Eine Lehrstunde über menschliches Machtgebahren im Büro
Thorsten Duit inszenierte am Rheinischen Landestheater Neuss mit viel Aufwand und Liebe zum Detail das Musical „Das Apartment“. Billy Wilders mehrfach ausgezeichneter Film von 1960 stand Pate zu dieser Produktion. Der Text wurde vom Broadway-Erfolgsautor Neil Simon verfasst, der berühmte Komponist Burt Bacharach zeichnete verantwortlich für die Songs. Schon im Film wird in dieser Komödie ein kritischer Blick auf gesellschaftliche Zustände – hier die sozialen Kontakte innerhalb eines großen Versicherungskonzerns – geworfen. Wie verhalten sich Menschen in Machtpositionen, wie manipulieren sie ihre Untergebenen? Ein Vergleich mit dem Tierreich liegt nahe, sind doch auch bei Menschen bestimmte Triebe der Motor für ihr Verhalten. Machtbesitz bedeutet immer, im Vorteil gegenüber den anderen in der Gruppe, im Team zu sein.
Chuck Baxter ist ein kleiner Angestellter eines Versicherungskonzerns mit hochfliegenden Träumen. Er möchte die Karriereleiter erklimmen und zudem das Herz der reizenden Fahrstuhlführerin Fran Kubelik erobern, die nichts von seinen Gefühlen ahnt. Die ersten Schritte auf dem Weg zum beruflichen Erfolg macht Chuck jedoch nicht, weil er sich für die Firma engagiert. Nein nur, weil er ein strategisch günstig liegendes Apartment sein Eigen nennt, das verschiedene höhere Chargen im Konzern für Seitensprünge nutzen. So steigt er zum Assistenten des Vizedirektors Sheldrake auf, der ziemlich bald auch Chucks Apartment für sein amouröses Abenteuer beansprucht – ausgerechnet mit Fran Kubelik. Dies öffnet letztlich Chuck die Augen und lässt ihn sein bisheriges Verhalten überdenken.

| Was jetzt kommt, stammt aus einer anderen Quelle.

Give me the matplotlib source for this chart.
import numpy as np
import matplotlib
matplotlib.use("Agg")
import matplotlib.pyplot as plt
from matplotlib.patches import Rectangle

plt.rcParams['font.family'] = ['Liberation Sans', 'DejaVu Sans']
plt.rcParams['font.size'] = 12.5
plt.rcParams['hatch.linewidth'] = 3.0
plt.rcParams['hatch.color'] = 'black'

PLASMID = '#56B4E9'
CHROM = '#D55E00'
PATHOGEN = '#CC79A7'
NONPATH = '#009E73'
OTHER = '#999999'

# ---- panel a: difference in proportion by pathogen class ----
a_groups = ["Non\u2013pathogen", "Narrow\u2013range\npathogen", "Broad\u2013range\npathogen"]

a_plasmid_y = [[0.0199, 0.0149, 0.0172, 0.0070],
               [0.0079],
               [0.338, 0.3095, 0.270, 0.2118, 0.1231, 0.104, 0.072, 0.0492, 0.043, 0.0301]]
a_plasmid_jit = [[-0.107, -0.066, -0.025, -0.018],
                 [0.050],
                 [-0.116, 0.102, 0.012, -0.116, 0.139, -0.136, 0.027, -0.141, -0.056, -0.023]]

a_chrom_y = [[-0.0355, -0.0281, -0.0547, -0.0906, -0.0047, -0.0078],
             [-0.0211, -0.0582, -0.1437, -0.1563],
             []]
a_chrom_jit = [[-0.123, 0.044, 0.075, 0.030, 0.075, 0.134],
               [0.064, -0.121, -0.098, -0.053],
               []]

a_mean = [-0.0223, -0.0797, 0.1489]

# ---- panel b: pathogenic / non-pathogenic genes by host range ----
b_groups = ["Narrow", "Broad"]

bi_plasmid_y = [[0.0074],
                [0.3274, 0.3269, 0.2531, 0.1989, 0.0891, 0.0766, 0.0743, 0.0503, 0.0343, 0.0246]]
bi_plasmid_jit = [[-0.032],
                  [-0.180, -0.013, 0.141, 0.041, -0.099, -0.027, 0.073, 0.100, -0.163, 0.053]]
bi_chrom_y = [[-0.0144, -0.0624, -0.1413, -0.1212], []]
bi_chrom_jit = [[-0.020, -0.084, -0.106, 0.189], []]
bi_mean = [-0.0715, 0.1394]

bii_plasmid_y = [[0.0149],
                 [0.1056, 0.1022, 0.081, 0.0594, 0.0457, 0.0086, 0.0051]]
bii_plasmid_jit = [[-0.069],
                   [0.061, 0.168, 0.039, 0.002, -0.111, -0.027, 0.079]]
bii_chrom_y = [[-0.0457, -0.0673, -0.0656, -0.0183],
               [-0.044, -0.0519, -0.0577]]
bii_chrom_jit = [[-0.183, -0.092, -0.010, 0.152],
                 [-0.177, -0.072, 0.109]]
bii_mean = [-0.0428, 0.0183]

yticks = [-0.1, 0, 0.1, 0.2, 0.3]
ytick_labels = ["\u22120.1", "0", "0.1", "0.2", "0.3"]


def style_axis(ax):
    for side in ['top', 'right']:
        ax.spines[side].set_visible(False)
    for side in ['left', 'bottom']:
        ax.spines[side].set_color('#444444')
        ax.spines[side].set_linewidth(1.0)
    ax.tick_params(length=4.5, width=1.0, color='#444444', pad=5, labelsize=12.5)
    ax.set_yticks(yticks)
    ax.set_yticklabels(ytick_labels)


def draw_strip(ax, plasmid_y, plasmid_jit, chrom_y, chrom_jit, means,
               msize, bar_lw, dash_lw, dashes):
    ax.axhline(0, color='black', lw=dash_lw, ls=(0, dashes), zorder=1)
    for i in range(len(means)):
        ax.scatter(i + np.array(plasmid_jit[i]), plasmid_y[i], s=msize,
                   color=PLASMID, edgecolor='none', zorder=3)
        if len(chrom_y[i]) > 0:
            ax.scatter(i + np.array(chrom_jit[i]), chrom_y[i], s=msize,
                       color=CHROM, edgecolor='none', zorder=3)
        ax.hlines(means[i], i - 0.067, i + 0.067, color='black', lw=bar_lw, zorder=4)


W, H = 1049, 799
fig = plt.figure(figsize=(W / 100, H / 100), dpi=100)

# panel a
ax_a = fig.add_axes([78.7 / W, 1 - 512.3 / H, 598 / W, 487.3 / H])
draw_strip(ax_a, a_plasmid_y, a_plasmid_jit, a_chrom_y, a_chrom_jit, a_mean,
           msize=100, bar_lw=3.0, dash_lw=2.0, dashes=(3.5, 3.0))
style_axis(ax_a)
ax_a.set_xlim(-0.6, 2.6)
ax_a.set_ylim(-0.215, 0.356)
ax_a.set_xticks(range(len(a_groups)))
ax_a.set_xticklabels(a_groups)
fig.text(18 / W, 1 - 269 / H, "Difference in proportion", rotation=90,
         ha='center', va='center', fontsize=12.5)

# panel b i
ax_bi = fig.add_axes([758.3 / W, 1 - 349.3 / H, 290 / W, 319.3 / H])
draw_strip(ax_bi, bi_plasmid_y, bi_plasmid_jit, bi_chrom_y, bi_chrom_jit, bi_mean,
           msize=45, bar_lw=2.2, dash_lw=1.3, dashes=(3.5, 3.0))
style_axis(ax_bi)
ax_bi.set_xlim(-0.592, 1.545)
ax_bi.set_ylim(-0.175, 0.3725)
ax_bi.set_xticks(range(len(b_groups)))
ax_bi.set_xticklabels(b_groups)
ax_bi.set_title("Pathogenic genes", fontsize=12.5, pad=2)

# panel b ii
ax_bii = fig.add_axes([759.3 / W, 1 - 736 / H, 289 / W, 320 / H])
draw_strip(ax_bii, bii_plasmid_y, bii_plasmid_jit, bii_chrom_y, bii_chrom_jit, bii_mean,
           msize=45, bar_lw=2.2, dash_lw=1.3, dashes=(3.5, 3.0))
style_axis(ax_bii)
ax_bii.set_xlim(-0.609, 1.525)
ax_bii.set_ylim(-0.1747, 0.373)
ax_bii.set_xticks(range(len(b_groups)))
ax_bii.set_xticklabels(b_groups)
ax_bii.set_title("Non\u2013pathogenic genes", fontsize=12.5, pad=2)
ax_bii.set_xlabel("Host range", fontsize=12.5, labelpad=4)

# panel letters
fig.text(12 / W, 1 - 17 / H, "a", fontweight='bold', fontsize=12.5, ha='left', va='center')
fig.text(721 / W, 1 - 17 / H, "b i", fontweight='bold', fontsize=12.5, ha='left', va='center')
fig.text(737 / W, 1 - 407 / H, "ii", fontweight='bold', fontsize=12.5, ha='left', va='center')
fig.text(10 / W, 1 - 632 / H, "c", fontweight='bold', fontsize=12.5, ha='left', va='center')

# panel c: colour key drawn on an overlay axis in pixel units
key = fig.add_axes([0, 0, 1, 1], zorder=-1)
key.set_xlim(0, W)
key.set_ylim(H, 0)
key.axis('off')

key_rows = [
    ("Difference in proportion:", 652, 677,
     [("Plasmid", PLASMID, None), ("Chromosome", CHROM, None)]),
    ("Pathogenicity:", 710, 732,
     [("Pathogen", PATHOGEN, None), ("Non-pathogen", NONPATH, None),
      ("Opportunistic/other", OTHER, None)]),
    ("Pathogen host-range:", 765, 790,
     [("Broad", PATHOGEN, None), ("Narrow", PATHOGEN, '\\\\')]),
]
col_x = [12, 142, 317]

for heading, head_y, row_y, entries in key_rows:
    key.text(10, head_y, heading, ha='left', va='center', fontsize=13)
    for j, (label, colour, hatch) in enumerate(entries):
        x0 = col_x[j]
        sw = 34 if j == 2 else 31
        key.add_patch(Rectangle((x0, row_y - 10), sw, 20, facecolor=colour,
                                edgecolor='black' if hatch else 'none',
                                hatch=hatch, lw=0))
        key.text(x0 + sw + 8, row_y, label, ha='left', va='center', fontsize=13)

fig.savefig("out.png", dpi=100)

Das Bühnenbild ist mehr als gelungen. Wir sehen in eine New Yorker Straßenschlucht zwischen Wolkenkratzern hinein, im Hintergrund die Freiheitsstatue. Juan Miguel Verdugo Garcia als musikalischer Leiter adaptierte Bacharachs Musik an die Möglichkeiten des Landestheaters. Eine sechsköpfige Band spielt live auf der Bühne. Die Schauspieler geben ihr Bestes, um auch gesangsmäßig mithalten zu können. Eine beachtliche Leistung für eine relativ kleine Bühne.
Michael Großschädel spielt engagiert den jungen Mann, der schließlich zum Moralisten mutiert und dafür im Happy End mit der Eroberung der von Sheldrake betrogenen und enttäuschten Fran (schauspielerisch und gesanglich gut: Linda Riebau) belohnt wird. Philipp Alfons Heitmann überzeugt als berechnender, egozentrischer Sheldrake, Rainer Scharenberg als Arzt, der das Treiben im benachbarten Apartment beobachtet hat und im rechten Moment hilfsbereit zur Stelle ist.

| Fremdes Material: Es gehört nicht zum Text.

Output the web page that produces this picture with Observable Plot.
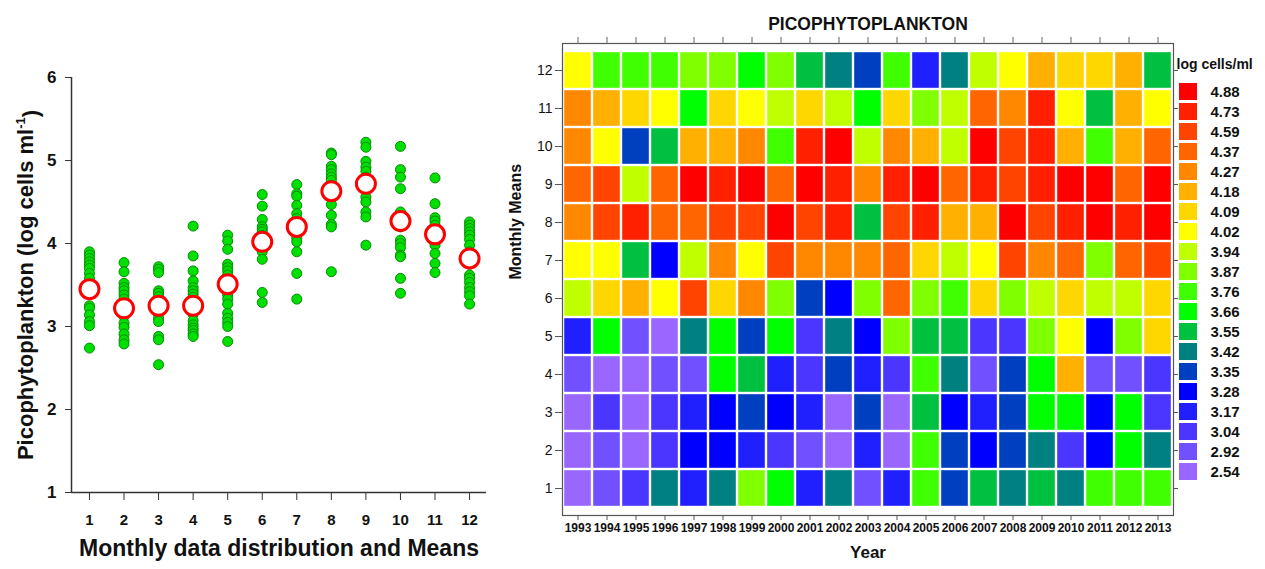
<!DOCTYPE html>
<html>
<head>
<meta charset="utf-8">
<script src="https://cdn.jsdelivr.net/npm/d3@7"></script>
<script src="https://cdn.jsdelivr.net/npm/@observablehq/plot@0.6"></script>
<style>
  html, body { margin: 0; padding: 0; background: #fff; }
  #wrap { position: relative; width: 1265px; height: 569px; overflow: hidden; font-family: "Liberation Sans", Arial, sans-serif; }
  #wrap svg { position: absolute; top: 0; }
</style>
</head>
<body>
<div id="wrap"></div>
<script>
// ---------- Left panel data ----------
const months = [1, 2, 3, 4, 5, 6, 7, 8, 9, 10, 11, 12];
const monthlyMeans = [3.45, 3.22, 3.25, 3.25, 3.51, 4.02, 4.20, 4.63, 4.72, 4.27, 4.11, 3.82];
const obsJan = [3.90, 3.86, 3.82, 3.78, 3.74, 3.70, 3.64, 3.58, 3.50, 3.45, 3.40, 3.25, 3.22, 3.14, 3.06, 3.01, 2.74];
const obsFeb = [3.77, 3.66, 3.52, 3.47, 3.43, 3.38, 3.33, 3.27, 3.22, 3.18, 3.12, 3.04, 2.99, 2.91, 2.84, 2.79];
const obsMar = [3.72, 3.69, 3.65, 3.43, 3.40, 3.36, 3.30, 3.25, 3.20, 3.15, 3.10, 3.06, 2.88, 2.84, 2.54];
const obsApr = [4.21, 3.85, 3.67, 3.55, 3.47, 3.43, 3.39, 3.35, 3.28, 3.22, 3.15, 3.07, 3.02, 2.98, 2.95, 2.91, 2.88];
const obsMay = [4.10, 4.03, 3.93, 3.75, 3.71, 3.67, 3.62, 3.55, 3.45, 3.38, 3.33, 3.27, 3.16, 3.10, 3.05, 3.00, 2.82];
const obsJun = [4.59, 4.45, 4.29, 4.20, 4.17, 4.14, 4.10, 4.05, 3.98, 3.93, 3.90, 3.81, 3.41, 3.29];
const obsJul = [4.71, 4.60, 4.57, 4.46, 4.36, 4.30, 4.25, 4.18, 4.10, 4.06, 4.02, 3.90, 3.64, 3.33];
const obsAug = [5.09, 5.07, 4.93, 4.89, 4.84, 4.80, 4.76, 4.70, 4.62, 4.55, 4.47, 4.34, 4.23, 4.20, 3.66];
const obsSep = [5.22, 5.16, 4.99, 4.92, 4.87, 4.80, 4.72, 4.65, 4.56, 4.50, 4.38, 4.32, 3.98];
const obsOct = [5.17, 4.89, 4.80, 4.66, 4.38, 4.33, 4.28, 4.20, 4.04, 4.00, 3.95, 3.86, 3.84, 3.58, 3.40];
const obsNov = [4.79, 4.48, 4.31, 4.27, 4.22, 4.16, 4.10, 4.03, 3.98, 3.88, 3.76, 3.65];
const obsDec = [4.26, 4.22, 4.18, 4.14, 4.10, 4.05, 3.98, 3.90, 3.82, 3.75, 3.62, 3.58, 3.53, 3.47, 3.42, 3.37, 3.27];
const monthlyObs = [obsJan, obsFeb, obsMar, obsApr, obsMay, obsJun, obsJul, obsAug, obsSep, obsOct, obsNov, obsDec];

// ---------- Heatmap data (values = legend class) ----------
const years = [1993, 1994, 1995, 1996, 1997, 1998, 1999, 2000, 2001, 2002, 2003, 2004, 2005, 2006, 2007, 2008, 2009, 2010, 2011, 2012, 2013];
const heatMonths = [12, 11, 10, 9, 8, 7, 6, 5, 4, 3, 2, 1];
const row12 = [4.02, 3.76, 3.76, 3.76, 3.87, 3.87, 3.66, 3.87, 3.55, 3.42, 3.35, 3.76, 3.17, 3.42, 3.94, 4.02, 4.18, 4.09, 4.09, 4.18, 3.55];
const row11 = [4.27, 4.18, 4.09, 4.02, 3.66, 4.09, 4.02, 3.94, 4.09, 3.94, 3.66, 4.09, 3.87, 3.94, 4.37, 4.27, 4.73, 4.02, 3.55, 4.18, 4.02];
const row10 = [4.27, 4.02, 3.35, 3.55, 4.18, 4.18, 4.27, 3.76, 4.73, 4.88, 3.94, 4.27, 4.18, 3.94, 4.88, 4.59, 4.73, 4.18, 3.76, 4.18, 4.37];
const row9  = [4.37, 4.59, 3.94, 4.37, 4.88, 4.73, 4.88, 4.37, 4.88, 4.73, 4.27, 4.73, 4.88, 4.37, 4.73, 4.59, 4.73, 4.88, 4.88, 4.37, 4.88];
const row8  = [4.27, 4.59, 4.73, 4.37, 4.37, 4.59, 4.59, 4.88, 4.59, 4.73, 3.55, 4.59, 4.73, 4.18, 4.18, 4.88, 4.59, 4.73, 4.88, 4.73, 4.88];
const row7  = [4.02, 4.02, 3.55, 3.28, 3.94, 4.27, 4.02, 4.59, 4.27, 4.27, 4.27, 4.37, 4.09, 3.94, 4.02, 4.59, 4.27, 4.37, 3.87, 4.37, 4.59];
const row6  = [3.94, 4.09, 4.18, 4.02, 4.59, 4.09, 4.27, 3.87, 3.35, 3.28, 3.87, 4.37, 3.87, 3.76, 4.09, 3.87, 3.94, 4.09, 3.94, 3.94, 4.09];
const row5  = [3.17, 3.66, 2.92, 2.54, 3.42, 3.66, 3.35, 3.66, 3.04, 3.42, 3.28, 3.87, 3.55, 3.55, 3.04, 3.04, 3.87, 4.02, 3.28, 3.87, 4.09];
const row4  = [2.92, 2.54, 2.54, 2.92, 2.92, 3.66, 3.55, 3.17, 3.04, 3.35, 3.17, 3.04, 3.76, 3.42, 2.92, 3.35, 3.66, 4.18, 2.92, 2.92, 3.04];
const row3  = [2.54, 3.04, 2.54, 3.04, 3.17, 3.28, 3.35, 3.28, 3.17, 2.54, 3.35, 2.54, 3.55, 3.28, 3.17, 3.35, 3.66, 3.66, 3.28, 3.66, 3.04];
const row2  = [2.54, 2.92, 2.54, 3.04, 3.28, 3.28, 3.17, 3.04, 2.92, 2.54, 3.17, 2.54, 3.76, 3.35, 3.28, 3.35, 3.42, 3.04, 3.28, 3.66, 3.42];
const row1  = [2.54, 2.92, 3.04, 3.42, 3.17, 3.42, 3.87, 3.66, 3.17, 3.42, 2.92, 3.17, 3.76, 3.35, 3.55, 3.42, 3.55, 3.42, 3.76, 3.76, 3.76];
const heatRows = [row12, row11, row10, row9, row8, row7, row6, row5, row4, row3, row2, row1];

// ---------- Legend ----------
const levels = [4.88, 4.73, 4.59, 4.37, 4.27, 4.18, 4.09, 4.02, 3.94, 3.87, 3.76, 3.66, 3.55, 3.42, 3.35, 3.28, 3.17, 3.04, 2.92, 2.54];
const levelColors = ["#ff0000", "#ff2000", "#ff4400", "#ff6600", "#ff8800", "#ffb000", "#ffd700", "#ffff00", "#c0ff00", "#80ff00",
                     "#40ff00", "#00ff00", "#00c040", "#008080", "#0040c0", "#0000ff", "#2020ff", "#4a36ff", "#7050ff", "#9966ff"];

// ---------- Build tables ----------
const obs = monthlyObs.flatMap((vals, i) => vals.map(v => ({month: months[i], value: v})));
const means = months.map((m, i) => ({month: m, value: monthlyMeans[i]}));
const heat = heatRows.flatMap((row, i) => row.map((v, j) => ({year: years[j], month: heatMonths[i], value: v})));

const FONT = "Liberation Sans, Arial, sans-serif";
const wrap = document.getElementById("wrap");

// ---------- Left plot ----------
const left = Plot.plot({
  width: 500, height: 569,
  marginLeft: 71, marginRight: 14, marginTop: 77, marginBottom: 77,
  style: {fontFamily: FONT, background: "transparent", color: "#111", overflow: "visible"},
  x: {type: "linear", domain: [0.48, 12.49]},
  y: {type: "linear", domain: [1, 6]},
  marks: [
    Plot.ruleX([0.48], {stroke: "#333", strokeWidth: 1.5}),
    Plot.ruleY([1], {stroke: "#333", strokeWidth: 1.5}),
    Plot.axisY({ticks: [1, 2, 3, 4, 5, 6], tickFormat: d => String(d), tickSize: 6, tickPadding: 9, fontSize: 17, fontWeight: "bold", stroke: "#333", label: null}),
    Plot.axisX({ticks: months, tickFormat: d => String(d), tickSize: 8, tickPadding: 14, fontSize: 15, fontWeight: "bold", stroke: "#333", label: null}),
    Plot.dot(obs, {x: "month", y: "value", r: 5, fill: "#00e000", stroke: "#078a07", strokeWidth: 1}),
    Plot.dot(means, {x: "month", y: "value", r: 9.5, fill: "white", stroke: "#ff0000", strokeWidth: 3}),
    Plot.text(["Monthly data distribution and Means"], {frameAnchor: "bottom", dy: 63, fontSize: 23, fontWeight: "bold"}),
    Plot.text(["Picophytoplankton (log cells ml-1)"], {frameAnchor: "left", dx: -46, rotate: -90, fontSize: 22, fontWeight: "bold"})
  ]
});
left.style.left = "0px";
d3.select(left).selectAll("text").filter(function () { return this.textContent === "Picophytoplankton (log cells ml-1)"; })
  .each(function () {
    const t = d3.select(this);
    t.text(null);
    t.attr("text-anchor", "middle");
    t.append("tspan").text("Picophytoplankton (log cells ml");
    t.append("tspan").attr("dy", "-0.55em").attr("font-size", "13px").text("-1");
    t.append("tspan").attr("dy", "0.55em").text(")");
  });
wrap.appendChild(left);

// ---------- Heatmap ----------
const right = Plot.plot({
  width: 765, height: 569,
  marginLeft: 62, marginRight: 92, marginTop: 43, marginBottom: 54,
  style: {fontFamily: FONT, background: "transparent", color: "#111", overflow: "visible"},
  x: {type: "band", domain: years, padding: 0},
  y: {type: "band", domain: heatMonths, padding: 0, insetTop: 4, insetBottom: 5},
  color: {type: "ordinal", domain: levels, range: levelColors},
  marks: [
    Plot.cell(heat, {x: "year", y: "month", fill: "value", inset: 1.2}),
    Plot.frame({stroke: "#555", strokeWidth: 1.2}),
    Plot.axisX({anchor: "bottom", tickSize: 5, tickPadding: 3, tickFormat: d => String(d), fontSize: 12, fontWeight: "bold", stroke: "#555", label: null}),
    Plot.axisX({anchor: "top", tickSize: 7, tickFormat: () => "", stroke: "#666", label: null}),
    Plot.axisY({anchor: "left", tickSize: 7, tickPadding: 3, tickFormat: d => String(d), fontSize: 14, stroke: "#555", label: null}),
    Plot.axisY({anchor: "right", tickSize: 4, tickFormat: () => "", stroke: "#555", label: null}),
    Plot.text(["PICOPHYTOPLANKTON"], {frameAnchor: "top", dy: -26, fontSize: 17.5, fontWeight: "bold"}),
    Plot.text(["Year"], {frameAnchor: "bottom", dy: 42, fontSize: 17, fontWeight: "bold"}),
    Plot.text(["Monthly Means"], {frameAnchor: "left", dx: -47, rotate: -90, fontSize: 16, fontWeight: "bold"})
  ]
});
right.style.left = "500px";
wrap.appendChild(right);

// ---------- Legend ----------
const legend = Plot.plot({
  width: 95, height: 569,
  marginLeft: 9, marginRight: 68, marginTop: 76, marginBottom: 82,
  style: {fontFamily: FONT, background: "transparent", color: "#111", overflow: "visible"},
  y: {type: "band", domain: levels, padding: 0.14, axis: null},
  color: {type: "ordinal", domain: levels, range: levelColors},
  marks: [
    Plot.cell(levels, {y: d => d, fill: d => d}),
    Plot.text(levels, {y: d => d, text: d => d.toFixed(2), frameAnchor: "right", dx: 13, textAnchor: "start", fontSize: 15, fontWeight: "bold"}),
    Plot.text(["log cells/ml"], {frameAnchor: "top-left", dx: -3, dy: -12, textAnchor: "start", lineAnchor: "middle", fontSize: 14, fontWeight: "bold"})
  ]
});
legend.style.left = "1170px";
wrap.appendChild(legend);
</script>
</body>
</html>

Ein locker-leichter Abend, der jedoch besonders vor der Pause schon manchmal arg klischeehaft herüberkommt – so z. B. wenn die drei fremdgehenden Ehemänner davon schwärmen, sich wieder wie „Fünfundzwanzig“ zu fühlen oder am Ende gar beklagen, dass sie jetzt nur noch mit der Ehefrau schlafen können. Ein Abend mit gekonnten choreografischen Einlagen, der sehr gut beim Neusser Publikum ankam. Sicherlich von den zwischenmenschlichen Themen her nach wie vor aktuell. Nur bleibt die Frage, ob sich der enorme Aufwand hierfür lohnt. Man könnte argumentieren, dass ein Theater es sich nicht leisten kann, den Teil des Publikums, der sich hier königlich amüsierte, zu vernachlässigen.